Regeneration

A few days ago I became an uncle again.  Owen Morgan can into this world and I got to hold him for a few minutes.  In just a few weeks, our second grandchild will be born (Timothy Jude Lyda).  I am so excited about these new births.  Its just such a picture of God and His perfect creation.

Physical Birth and Spiritual Birth.

R.C Sproul has written a commentary on 1st and 2nd Peter.  In it he addresses the topic of Regeneration.  In this blog, I want to share just a small portion with you.

About 1 Peter 1:3-5 Sproul writes:

We find in the opening statements of this epistle not only a reference to election but also a specific reference to regeneration or rebirth. This is commonly distorted in our culture by the idea that we have to have faith in order to be reborn or elect, but the sovereign God, from all eternity, decrees those to whom He will give the gift of faith, which is the fruit of regeneration, not the cause of it.

The Reformation church declared that regeneration precedes faith, which is a distinguishing article of Reformed theology.
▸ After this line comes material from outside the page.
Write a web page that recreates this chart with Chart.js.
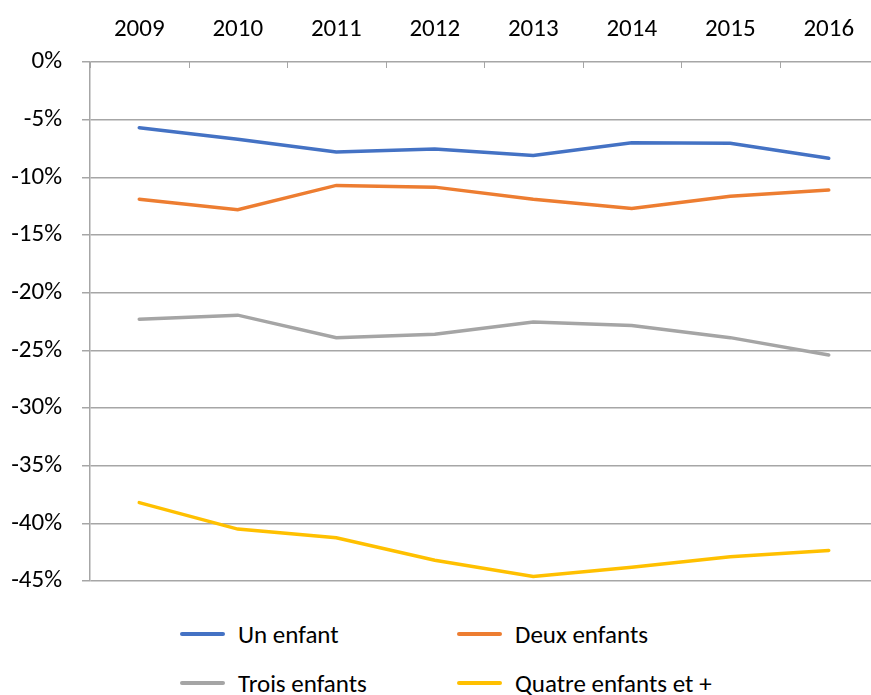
<!DOCTYPE html>
<html lang="fr">
<head>
    <meta charset="UTF-8">
    <title>Écart par nombre d'enfants</title>
    <script src="https://cdn.jsdelivr.net/npm/chart.js"></script>
    <style>
        html, body {
            margin: 0;
            padding: 0;
            background: white;
            overflow: hidden;
            width: 871px;
            height: 695px;
        }
        body {
            position: relative;
            font-family: Carlito, Calibri, Lato, sans-serif;
        }
        .chart-box {
            position: absolute;
            left: 0;
            top: 0;
            width: 878px;
            height: 616px;
        }
        .legend {
            position: absolute;
            left: 180px;
            top: 619px;
            display: grid;
            grid-template-columns: 277px 320px;
            row-gap: 19px;
            font-size: 25px;
            color: #000;
        }
        .legend-item {
            display: flex;
            align-items: center;
            height: 30px;
        }
        .legend-line {
            width: 45px;
            height: 4px;
            border-radius: 2px;
            margin-right: 13px;
        }
    </style>
</head>
<body>
    <div class="chart-box">
        <canvas id="lineChart"></canvas>
    </div>
    <div class="legend" id="legend"></div>

    <script>
        // Data
        const years = ['2009', '2010', '2011', '2012', '2013', '2014', '2015', '2016'];
        const unEnfant = [-5.7, -6.7, -7.8, -7.55, -8.1, -7.0, -7.05, -8.35];
        const deuxEnfants = [-11.9, -12.8, -10.7, -10.85, -11.9, -12.7, -11.65, -11.1];
        const troisEnfants = [-22.3, -21.95, -23.9, -23.6, -22.55, -22.85, -23.9, -25.4];
        const quatreEnfants = [-38.2, -40.5, -41.25, -43.2, -44.6, -43.8, -42.9, -42.35];

        const fontFamily = 'Carlito, Calibri, Lato, sans-serif';
        const gridColor = '#a6a6a6';

        const series = [
            { label: 'Un enfant', data: unEnfant, color: '#4472C4' },
            { label: 'Deux enfants', data: deuxEnfants, color: '#ED7D31' },
            { label: 'Trois enfants', data: troisEnfants, color: '#A5A5A5' },
            { label: 'Quatre enfants et +', data: quatreEnfants, color: '#FFC000' }
        ];

        // small tick marks under the top axis, between categories
        const xTickMarks = {
            id: 'xTickMarks',
            afterDraw(chart) {
                const x = chart.scales.x;
                const top = chart.chartArea.top;
                const ctx = chart.ctx;
                const step = x.getPixelForValue(1) - x.getPixelForValue(0);
                ctx.save();
                ctx.strokeStyle = gridColor;
                ctx.lineWidth = 1;
                for (let i = 0; i <= years.length; i++) {
                    const px = Math.round(x.getPixelForValue(i) - step / 2) + 0.5;
                    ctx.beginPath();
                    ctx.moveTo(px, top);
                    ctx.lineTo(px, top + 6);
                    ctx.stroke();
                }
                ctx.restore();
            }
        };

        new Chart(document.getElementById('lineChart'), {
            type: 'line',
            data: {
                labels: years,
                datasets: series.map(s => ({
                    label: s.label,
                    data: s.data,
                    borderColor: s.color,
                    backgroundColor: s.color,
                    borderWidth: 3.5,
                    pointRadius: 0,
                    tension: 0,
                    borderCapStyle: 'round'
                }))
            },
            options: {
                responsive: true,
                maintainAspectRatio: false,
                animation: false,
                layout: { padding: { top: 12, bottom: 20, left: 0, right: 0 } },
                plugins: {
                    legend: { display: false },
                    tooltip: { enabled: false }
                },
                scales: {
                    x: {
                        position: 'top',
                        offset: true,
                        grid: { display: false },
                        border: { display: false },
                        ticks: {
                            color: '#000',
                            padding: 9,
                            font: { family: fontFamily, size: 25 }
                        },
                        afterFit(scale) { scale.height = 50; }
                    },
                    y: {
                        min: -45,
                        max: 0,
                        ticks: {
                            stepSize: 5,
                            color: '#000',
                            padding: 20,
                            font: { family: fontFamily, size: 25 },
                            callback: v => v + '%'
                        },
                        grid: {
                            color: gridColor,
                            lineWidth: 1.5,
                            tickLength: 8
                        },
                        border: { color: gridColor, width: 1.5 },
                        afterFit(scale) { scale.width = 90; }
                    }
                }
            },
            plugins: [xTickMarks]
        });

        // legend in two columns, like the original
        const legend = document.getElementById('legend');
        series.forEach(s => {
            const item = document.createElement('div');
            item.className = 'legend-item';
            item.innerHTML = `<span class="legend-line" style="background:${s.color}"></span><span>${s.label}</span>`;
            legend.appendChild(item);
        });
    </script>
</body>
</html>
We tend to get that backwards and think that our faith is what causes us to be reborn. Unless we are born of the Spirit, as Jesus said to Nicodemus, we cannot see the kingdom of God, let alone enter it. Regeneration is what provokes and plants faith in our souls. The very condition that God requires for justification is by His grace sovereignly supplied. If we try to place faith before regeneration, we expect the impossible: the natural to rise up to the supernatural.

We expect those who are dead in sin and trespasses to exercise spiritual life. The Apostle Paul wrote to the Ephesians that God “even when we were dead in trespasses, made us alive together with Christ (by grace you have been saved)” (Eph. 2:5). Every pregnant woman knows the human experience called “quickening,” which happens when she first feels life in her womb. That is the metaphor Paul gives to the Ephesians of what the Holy Spirit does to people while they are dead. We are as passive in our rebirth as we were in our natural birth. We had nothing to do with causing the conception in our mother’s womb.

Sproul, R. C. (2011-03-02). 1&2 Peter: St Andrew's Expositional Commentary (p. 29). Good News Publishers/Crossway Books. Kindle Edition.

I encourage you to find your JOY in the one who brought to life which was dead.